Some Key Features of an Employer-Sponsored Plan
Contributions are deducted automatically from your paycheck. You may never even miss the money--out of sight, out of mind.
You decide what portion of your salary to contribute, up to the legal limit. In addition, you can usually change your contribution amount on certain dates during the year.
You contribute pre-tax dollars. Your contributions come off the top of your salary before your employer withholds income taxes.
Your employer may match all or part of your contribution up to a certain level. You typically become vested in these matching dollars through years of service with the company.
Funds grow tax deferred in the plan. You do not pay taxes on investment earnings until you withdraw your money from the plan.

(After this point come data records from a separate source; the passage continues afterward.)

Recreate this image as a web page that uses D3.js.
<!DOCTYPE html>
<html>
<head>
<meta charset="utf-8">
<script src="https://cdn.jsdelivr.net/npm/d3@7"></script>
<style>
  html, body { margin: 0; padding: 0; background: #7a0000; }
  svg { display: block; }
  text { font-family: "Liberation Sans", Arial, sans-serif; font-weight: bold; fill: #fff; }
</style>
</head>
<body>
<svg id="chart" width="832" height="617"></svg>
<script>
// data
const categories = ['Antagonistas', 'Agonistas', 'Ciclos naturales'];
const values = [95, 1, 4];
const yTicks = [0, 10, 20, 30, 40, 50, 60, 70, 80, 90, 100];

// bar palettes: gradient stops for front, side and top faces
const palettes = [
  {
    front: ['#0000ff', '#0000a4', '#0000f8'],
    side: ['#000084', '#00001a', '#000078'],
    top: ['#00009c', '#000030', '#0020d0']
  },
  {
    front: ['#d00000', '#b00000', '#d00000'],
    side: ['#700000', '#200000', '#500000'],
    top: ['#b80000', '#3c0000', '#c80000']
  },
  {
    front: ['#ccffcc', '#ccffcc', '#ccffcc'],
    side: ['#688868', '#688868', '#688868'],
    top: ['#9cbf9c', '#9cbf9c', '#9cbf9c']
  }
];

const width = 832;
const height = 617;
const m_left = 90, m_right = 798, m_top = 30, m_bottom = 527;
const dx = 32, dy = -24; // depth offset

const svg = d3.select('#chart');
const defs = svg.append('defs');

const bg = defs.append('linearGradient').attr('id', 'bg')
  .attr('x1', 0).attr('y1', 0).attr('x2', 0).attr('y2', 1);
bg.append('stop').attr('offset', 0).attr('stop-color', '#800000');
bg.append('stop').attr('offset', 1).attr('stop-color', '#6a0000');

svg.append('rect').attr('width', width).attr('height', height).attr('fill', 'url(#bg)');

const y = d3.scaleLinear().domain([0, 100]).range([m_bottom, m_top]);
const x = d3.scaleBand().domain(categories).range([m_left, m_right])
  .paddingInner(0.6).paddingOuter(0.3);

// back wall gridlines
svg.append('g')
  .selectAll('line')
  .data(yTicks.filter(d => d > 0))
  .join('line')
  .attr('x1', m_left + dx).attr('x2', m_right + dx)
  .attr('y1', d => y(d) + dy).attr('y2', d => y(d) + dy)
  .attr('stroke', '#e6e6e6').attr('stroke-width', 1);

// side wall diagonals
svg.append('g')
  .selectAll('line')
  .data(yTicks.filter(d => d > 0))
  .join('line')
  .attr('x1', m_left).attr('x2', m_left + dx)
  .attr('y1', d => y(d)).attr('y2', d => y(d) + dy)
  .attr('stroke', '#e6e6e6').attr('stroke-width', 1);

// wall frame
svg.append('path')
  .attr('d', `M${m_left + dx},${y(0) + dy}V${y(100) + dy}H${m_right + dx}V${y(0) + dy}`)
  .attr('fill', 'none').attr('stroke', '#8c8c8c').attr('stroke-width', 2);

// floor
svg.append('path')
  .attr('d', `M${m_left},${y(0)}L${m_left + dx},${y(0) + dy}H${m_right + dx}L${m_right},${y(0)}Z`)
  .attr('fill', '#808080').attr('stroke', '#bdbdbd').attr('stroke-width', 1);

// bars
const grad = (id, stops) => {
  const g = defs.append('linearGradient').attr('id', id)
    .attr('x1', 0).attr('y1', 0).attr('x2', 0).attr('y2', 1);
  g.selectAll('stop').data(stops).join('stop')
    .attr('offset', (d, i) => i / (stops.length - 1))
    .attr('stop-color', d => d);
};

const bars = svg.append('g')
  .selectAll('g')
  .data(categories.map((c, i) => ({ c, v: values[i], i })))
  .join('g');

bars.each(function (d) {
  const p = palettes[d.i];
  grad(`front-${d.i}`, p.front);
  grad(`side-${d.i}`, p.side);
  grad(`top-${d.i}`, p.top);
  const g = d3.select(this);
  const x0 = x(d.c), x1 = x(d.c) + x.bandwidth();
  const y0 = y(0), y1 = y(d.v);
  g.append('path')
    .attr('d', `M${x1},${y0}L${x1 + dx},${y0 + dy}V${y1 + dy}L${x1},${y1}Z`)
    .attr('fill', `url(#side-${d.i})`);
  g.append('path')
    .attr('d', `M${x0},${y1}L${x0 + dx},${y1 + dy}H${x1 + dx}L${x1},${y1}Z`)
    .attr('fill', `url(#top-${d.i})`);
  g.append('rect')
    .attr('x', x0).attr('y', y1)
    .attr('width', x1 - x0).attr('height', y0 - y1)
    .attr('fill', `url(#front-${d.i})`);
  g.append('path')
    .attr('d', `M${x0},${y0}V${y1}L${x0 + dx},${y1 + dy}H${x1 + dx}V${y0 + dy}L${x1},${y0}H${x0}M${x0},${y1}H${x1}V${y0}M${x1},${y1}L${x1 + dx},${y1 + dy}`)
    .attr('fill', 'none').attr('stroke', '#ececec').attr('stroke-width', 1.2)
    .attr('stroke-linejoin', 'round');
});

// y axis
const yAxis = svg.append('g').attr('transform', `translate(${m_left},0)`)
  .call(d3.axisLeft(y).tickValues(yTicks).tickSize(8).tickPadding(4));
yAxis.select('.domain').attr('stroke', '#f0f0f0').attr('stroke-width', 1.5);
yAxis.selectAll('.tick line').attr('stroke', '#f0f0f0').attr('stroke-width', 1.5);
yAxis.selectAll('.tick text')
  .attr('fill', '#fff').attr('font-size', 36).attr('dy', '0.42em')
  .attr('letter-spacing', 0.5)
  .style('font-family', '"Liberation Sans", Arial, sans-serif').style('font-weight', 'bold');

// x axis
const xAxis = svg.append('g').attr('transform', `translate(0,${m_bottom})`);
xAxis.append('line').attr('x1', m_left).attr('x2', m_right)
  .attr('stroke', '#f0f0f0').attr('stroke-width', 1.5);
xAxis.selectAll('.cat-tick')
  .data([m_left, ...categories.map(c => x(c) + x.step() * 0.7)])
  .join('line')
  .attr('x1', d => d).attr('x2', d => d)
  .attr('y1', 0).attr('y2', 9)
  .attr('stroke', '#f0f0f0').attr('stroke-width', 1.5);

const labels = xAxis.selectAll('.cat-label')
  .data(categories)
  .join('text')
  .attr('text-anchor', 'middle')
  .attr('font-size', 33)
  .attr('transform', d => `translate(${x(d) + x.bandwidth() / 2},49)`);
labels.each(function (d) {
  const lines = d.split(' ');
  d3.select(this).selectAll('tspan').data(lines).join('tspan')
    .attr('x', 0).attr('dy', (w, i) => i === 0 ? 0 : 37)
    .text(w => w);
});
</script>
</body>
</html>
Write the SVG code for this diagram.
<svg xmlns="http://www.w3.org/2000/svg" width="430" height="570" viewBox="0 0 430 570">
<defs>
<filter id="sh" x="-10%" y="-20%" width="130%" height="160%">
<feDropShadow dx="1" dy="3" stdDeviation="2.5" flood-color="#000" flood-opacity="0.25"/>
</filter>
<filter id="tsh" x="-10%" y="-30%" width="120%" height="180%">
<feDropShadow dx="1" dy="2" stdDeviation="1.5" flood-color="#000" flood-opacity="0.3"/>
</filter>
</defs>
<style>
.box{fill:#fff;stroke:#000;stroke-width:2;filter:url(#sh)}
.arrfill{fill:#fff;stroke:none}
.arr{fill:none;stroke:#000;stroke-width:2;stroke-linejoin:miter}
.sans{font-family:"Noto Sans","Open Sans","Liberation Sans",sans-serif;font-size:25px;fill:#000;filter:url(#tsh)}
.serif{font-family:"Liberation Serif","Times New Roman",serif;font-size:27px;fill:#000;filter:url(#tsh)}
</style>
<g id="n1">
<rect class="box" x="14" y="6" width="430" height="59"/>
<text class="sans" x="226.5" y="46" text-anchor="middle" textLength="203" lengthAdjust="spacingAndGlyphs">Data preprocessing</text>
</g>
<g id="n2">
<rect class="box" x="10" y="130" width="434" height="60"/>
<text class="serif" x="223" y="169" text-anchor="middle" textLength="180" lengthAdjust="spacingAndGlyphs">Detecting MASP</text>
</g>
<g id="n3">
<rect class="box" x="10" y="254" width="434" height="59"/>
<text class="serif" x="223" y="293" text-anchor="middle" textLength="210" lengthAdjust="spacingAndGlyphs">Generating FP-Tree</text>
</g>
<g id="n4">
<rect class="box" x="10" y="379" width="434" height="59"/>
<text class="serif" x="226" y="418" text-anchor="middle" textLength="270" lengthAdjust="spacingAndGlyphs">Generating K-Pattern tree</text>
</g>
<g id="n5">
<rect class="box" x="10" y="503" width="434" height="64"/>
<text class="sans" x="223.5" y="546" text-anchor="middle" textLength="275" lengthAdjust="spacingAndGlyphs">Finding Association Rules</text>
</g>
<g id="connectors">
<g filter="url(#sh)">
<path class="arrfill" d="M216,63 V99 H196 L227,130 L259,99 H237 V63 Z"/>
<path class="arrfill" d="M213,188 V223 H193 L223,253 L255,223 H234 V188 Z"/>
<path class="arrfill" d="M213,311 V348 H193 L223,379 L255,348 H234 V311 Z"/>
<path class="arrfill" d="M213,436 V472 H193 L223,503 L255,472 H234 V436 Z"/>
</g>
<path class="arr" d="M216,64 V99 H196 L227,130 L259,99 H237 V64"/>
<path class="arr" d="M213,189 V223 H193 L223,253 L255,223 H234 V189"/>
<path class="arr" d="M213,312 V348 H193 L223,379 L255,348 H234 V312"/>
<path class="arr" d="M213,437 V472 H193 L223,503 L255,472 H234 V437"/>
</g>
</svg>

Creditors cannot reach your plan funds to satisfy your debts.
Contribute as much as possible
The more you can save for retirement, the better your chances of retiring comfortably. If you can, max out your contribution up to $18,000 in 2015 ($24,000 if you are 50 or older). If you need to free up money to do that, try to cut certain expenses.
Why put your retirement dollars in your employer's plan instead of somewhere else? One reason is that your pretax contributions to your employer's plan lower your taxable income for the year. This means you save money in taxes when you contribute to the plan--a big advantage if you are in a high tax bracket
Another reason is the power of tax-deferred growth. Your investment earnings compound year after year and aren't taxable as long as they remain in the plan. Over time, this gives you the opportunity to build an impressive sum in your employer's plan. You should end up with a much larger balance than somebody who invests the same amount in taxable investments at the same rate of return.
Capture the full employer match
If you cannot max out your 401(k) or other plan, you should at least try to contribute up to the limit your employer will match. Employer contributions are free money once you are vested in them. By capturing the full benefit of your employer's match, you'll be surprised how much faster your balance grows. If you do not take advantage of your employer's generosity, you could be passing up a significant return on your money.